癌の診断や治療のためには細胞検査や組織検査が必要となる。それら検査により、診断を確定させ治療の選択肢が決定する。
従来は内視鏡による針を用いた腫瘍組織の生検検体や手術で切除した腫瘍組織を用いなければ確認できなかった。
ただ、この方法は、侵襲的で身体に負担が大きいため、リキッドバイオプシー(liquid biopsy)という血液、尿、唾液、便などの体液サンプルを用いて、癌の早期発見が可能となる斬新で画期的な医療技術が開発されている。
これにより、詳細な遺伝子情報の入手までが、体液のみの検査で調べられるようになり、癌遺伝子診断や治療効果予測が可能になった。

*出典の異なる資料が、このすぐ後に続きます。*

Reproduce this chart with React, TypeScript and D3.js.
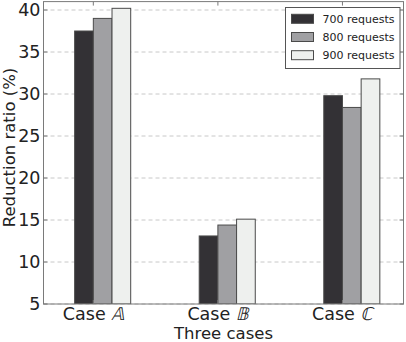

癌細胞から遊離して血液中を循環する代表的なターゲットとなる微粒子(バイオマーカー)には次のようなものがある。
① Circulating Tumor Cells(CTC):循環腫瘍細胞
② Cell-free DNA(cfDNA):循環遊離DNA
③ Circulating Tumor DNA(ctDNA):循環腫瘍DNA
④ Extracellular vesicles(エクソソーム):細胞外小胞
⑤ Cell-free RNA(cfRNA):循環遊離RNA
⑥ microRNA :マイクロRNA
このうち、特にctDNAは、従来の腫瘍組織を用いた病理検査では限界であった癌遺伝子情報の網羅的な評価が可能である。
そして、もうひとつ、microRNAは、内視鏡・CT・MRIなどの画像検査で捉えられないサイズの癌を早期の段階で発見することが可能である技術として期待される。
このように、リキッドバイオプシーは低侵襲でありながら、癌の早期発見が可能である。
またゲノム情報に基づく治療薬情報が入手でき治療効果のモニタリングも可能であり、これからの癌医療において、このリキッドバイオプシーによって得られたバイオマーカーは診断・治療には欠かせないものとなると考えられる。